I crave some sort of stimulation when reading to The Munch, so when the stories and art blow cock I want to blow my brains out.

So the other day I was searching through my shelves and saw a book called “I Haiku you” that was a gift from her babysitter.  I figured that would at least be somewhat intellectually titillating.  But even though I found the book to be quite poetic, I realized that toddlers don’t really understand metaphor.

Toni: “your rainbow colors

come out to play when it pours-

chase the gray away”

Munch: “But I can’t see it chase the gray away!”

Toni: “Well, it’s not exactly chasing the gray away.  Its just that when the kids draw a rainbow it makes the rainy day seem less gray.”

Munch: “Oh.”

Toni: “Here, I will read another…

what are the chances

maybe one in a million?

what luck I found you

Munch: “But I can’t see one in a million!”

Toni: “Munch you can’t take this so literally, one in a million is an expression and she is talking about the 4 leaf clover she found.”

Munch: “But what are the chances? What are they?”

Toni: “It’s also an expression.”

Munch: “But I can’t see what are the chances?”

Okay, fine. So maybe I get why kid-books usually try and keep shit simple.

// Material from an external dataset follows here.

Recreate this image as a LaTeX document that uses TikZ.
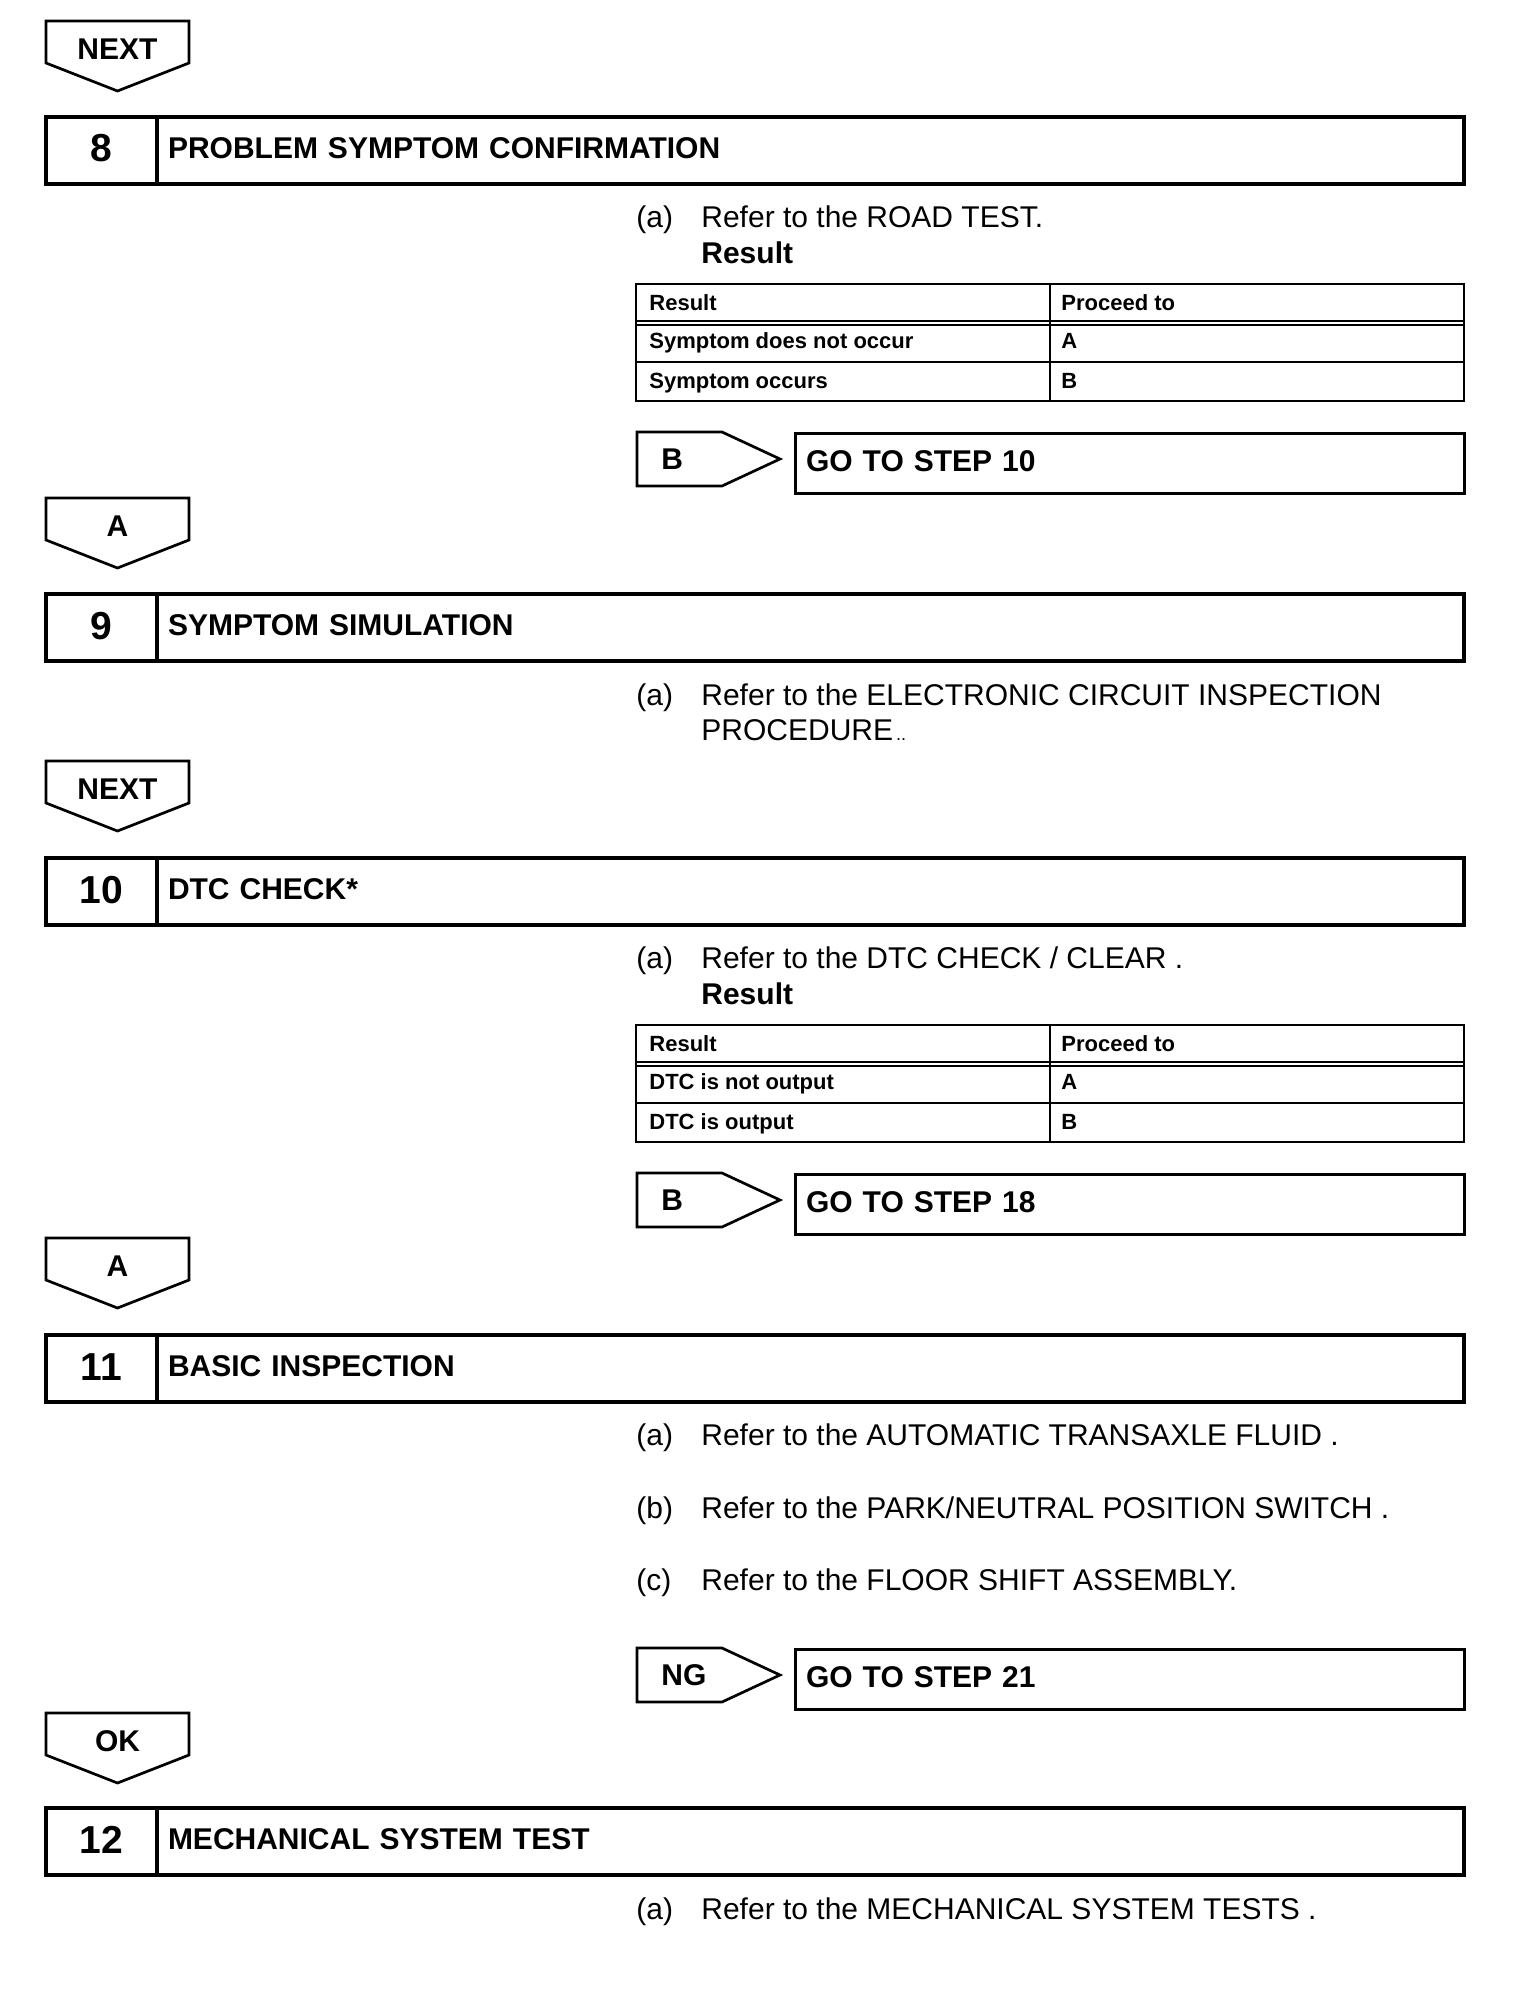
\documentclass[tikz,border=0pt]{standalone}
\usepackage{fontspec}
\setmainfont{Liberation Sans}
\usetikzlibrary{positioning}

\begin{document}
\begin{tikzpicture}[
  x=0.5pt, y=-0.5pt,
  font=\fontsize{15pt}{18pt}\selectfont,
  stepnum/.style={
    rectangle,
    draw=black,
    line width=1.65pt,
    outer sep=0pt,
    inner sep=0pt,
    minimum width=55.5pt,
    minimum height=33.5pt,
    text height=14pt,
    text depth=2.5pt,
    font=\bfseries\fontsize{19.5pt}{20pt}\selectfont,
  },
  steptitle/.style={
    rectangle,
    draw=black,
    line width=1.65pt,
    outer sep=0pt,
    inner xsep=5.5pt,
    inner ysep=0pt,
    text width=642.5pt,
    text height=10.7pt,
    text depth=2.5pt,
    minimum height=33.5pt,
    align=left,
    font=\bfseries\fontsize{15pt}{18pt}\selectfont,
  },
  gobox/.style={
    rectangle,
    draw=black,
    line width=1.5pt,
    outer sep=0pt,
    inner xsep=5.5pt,
    inner ysep=0pt,
    text width=323.5pt,
    text height=10.7pt,
    text depth=2.5pt,
    minimum height=30pt,
    align=left,
    font=\bfseries\fontsize{15pt}{18pt}\selectfont,
  },
  tag/.style={draw=black, line width=1.35pt, line join=miter},
  taglbl/.style={inner sep=0pt, font=\bfseries\fontsize{15pt}{18pt}\selectfont},
  txt/.style={anchor=base west, inner sep=0pt},
  cell/.style={anchor=base west, inner sep=0pt, font=\bfseries\fontsize{11pt}{13pt}\selectfont},
  tabline/.style={draw=black, line width=1pt},
]
  \useasboundingbox (0,0) rectangle (1536,1996);

  % --- Down tags (NEXT / A / OK) ---
  \foreach \nm/\lbl/\ty in {next8/NEXT/21, a9/A/498, next10/NEXT/761, a11/A/1238, ok12/OK/1713} {
    \draw[tag] (46,\ty) -- (189,\ty) -- (189,\ty+42) -- (117.5,\ty+70) -- (46,\ty+42) -- cycle;
    \node[taglbl] (\nm) at (117.5,\ty+28) {\lbl};
  }

  % --- Side tags with GO TO boxes ---
  \foreach \nm/\lbl/\ty/\go in {b8/B/432/10, b10/B/1173/18, ng11/NG/1648/21} {
    \draw[tag] (637,\ty) -- (722,\ty) -- (780,\ty+27) -- (722,\ty+54) -- (637,\ty+54) -- cycle;
    \node[taglbl, anchor=west] (\nm) at (661,\ty+27) {\lbl};
    \node[gobox] (go\nm) at (1129.5,\ty+31) {GO TO STEP \go};
  }

  % --- Step 8 ---
  \node[stepnum] (n8) at (101.5,150.5) {8};
  \node[steptitle, right=0pt of n8] (t8) {PROBLEM SYMPTOM CONFIRMATION};
  \node[txt] (a8) at (636,227) {(a)};
  \node[txt] (ref8) at (701,227) {Refer to the ROAD TEST.};
  \node[txt, font=\bfseries\fontsize{15pt}{18pt}\selectfont] (res8) at (701,263) {Result};

  \draw[tabline] (636,284) rectangle (1464,401);
  \draw[tabline] (1050,284) -- (1050,401);
  \draw[tabline] (636,321) -- (1464,321) (636,325) -- (1464,325) (636,362) -- (1464,362);
  \node[cell] (h8a) at (649,310) {Result};
  \node[cell] (h8b) at (1061,310) {Proceed to};
  \node[cell] (r8a) at (649,348) {Symptom does not occur};
  \node[cell] (r8b) at (1061,348) {A};
  \node[cell] (s8a) at (649,388) {Symptom occurs};
  \node[cell] (s8b) at (1061,388) {B};

  % --- Step 9 ---
  \node[stepnum] (n9) at (101.5,627.5) {9};
  \node[steptitle, right=0pt of n9] (t9) {SYMPTOM SIMULATION};
  \node[txt] (a9t) at (636,705) {(a)};
  \node[txt] (ref9) at (701,705) {Refer to the ELECTRONIC CIRCUIT INSPECTION};
  \node[txt] (ref9b) at (701,740) {PROCEDURE{\fontsize{9pt}{9pt}\selectfont\,..}};

  % --- Step 10 ---
  \node[stepnum] (n10) at (101.5,891.5) {10};
  \node[steptitle, right=0pt of n10] (t10) {DTC CHECK*};
  \node[txt] (a10) at (636,968) {(a)};
  \node[txt] (ref10) at (701,968) {Refer to the DTC CHECK / CLEAR .};
  \node[txt, font=\bfseries\fontsize{15pt}{18pt}\selectfont] (res10) at (701,1004) {Result};

  \draw[tabline] (636,1025) rectangle (1464,1142);
  \draw[tabline] (1050,1025) -- (1050,1142);
  \draw[tabline] (636,1062) -- (1464,1062) (636,1066) -- (1464,1066) (636,1103) -- (1464,1103);
  \node[cell] (h10a) at (649,1051) {Result};
  \node[cell] (h10b) at (1061,1051) {Proceed to};
  \node[cell] (r10a) at (649,1089) {DTC is not output};
  \node[cell] (r10b) at (1061,1089) {A};
  \node[cell] (s10a) at (649,1129) {DTC is output};
  \node[cell] (s10b) at (1061,1129) {B};

  % --- Step 11 ---
  \node[stepnum] (n11) at (101.5,1368.5) {11};
  \node[steptitle, right=0pt of n11] (t11) {BASIC INSPECTION};
  \node[txt] (a11t) at (636,1445) {(a)};
  \node[txt] (ref11a) at (701,1445) {Refer to the AUTOMATIC TRANSAXLE FLUID .};
  \node[txt] (b11t) at (636,1518) {(b)};
  \node[txt] (ref11b) at (701,1518) {Refer to the PARK/NEUTRAL POSITION SWITCH .};
  \node[txt] (c11t) at (636,1590) {(c)};
  \node[txt] (ref11c) at (701,1590) {Refer to the FLOOR SHIFT ASSEMBLY.};

  % --- Step 12 ---
  \node[stepnum] (n12) at (101.5,1841.5) {12};
  \node[steptitle, right=0pt of n12] (t12) {MECHANICAL SYSTEM TEST};
  \node[txt] (a12) at (636,1919) {(a)};
  \node[txt] (ref12) at (701,1919) {Refer to the MECHANICAL SYSTEM TESTS .};

\end{tikzpicture}
\end{document}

“Mamma I can’t see love letters in the tummy!!!!!”

metaphor-blog-(i)

5 Responses to Maybe Metaphors Are Lost On You?

  1. olga davidson says:

    I see an opportunity here. She started to freak out on me when I wanted to play with her psyche and start reading her Grimm’s fairy tales because there were no pictures. I told her she had to listen to the story and imagine a wicked stepmother trying to abandon her two small stepchildren in the deep deep forest while their clueless father remained clueless and self absorbed, cutting wood. Along with giving up nursing, she was contemplating this as something to do when she turns three. Dr Suess is good because there is a lot of math in his stories. Personally, I think she is better of watching stuff then being condescended to by crap books. Beatrix Potter is excellent and so are all the A.A. Milne stuff. I am going to get a beautifully illustrated nursery rhyme book for her so she can learn rhythm and very dark political metaphores from a really sick monarchy.

  2. lizzie says:

    this was in an NYT article i was reading and i thought it was interesting. it makes you think about the nature of imagination and how important it is in the modern world. Adelia is a wunderkind for questioning metaphors!!

    “No culture,” observes the child psychologist Suzanne Gaskins, “comes close to the level of resources for play provided by middle-class Euro-American parents.” In many traditional societies, children play by imitating adults. They pretend to cook, marry, plant, fish, hunt.

    “Inventive pretend,” in which children pretend the fantastic or impossible (enchanted princesses, dragon hunters) “is rarely — if ever — observed in non-industrialized or traditional cultures,” Gaskins says. That may be because inventive play often requires adult involvement. Observing the lack of fantasy play among the Manus children in New Guinea, Margaret Mead noted that “the great majority of children will not even imagine bears under the bed unless the adult provides the bear.”

    Westerners, by contrast, not only tolerate fantasy play but actively encourage it, for adults as well as for children. We are novel readers, movie watchers and game players. We have made J. K. Rowling very wealthy.

    This suggests that we imagine a complex reality in which things might be true — materially, spiritually, psychologically. Science leads us to draw a sharp line between what is real and what is unreal. At the same time, we live in an age in which we are exquisitely aware that there are many theories, both religious and scientific, to explain the world, and many ways to be human.

  3. Jerry Wechsler says:

    I was going to mention Winnie the Pooh (not the Disney version). Also Le Petit Prince, although perhaps not at five years.

  4. olga davidson says:

    This is very smart Lizzie.

  5. Emily says:

    I have a book called Red Herrings and White Elephants, about the origin of such phrases, should I let Munch borrow it?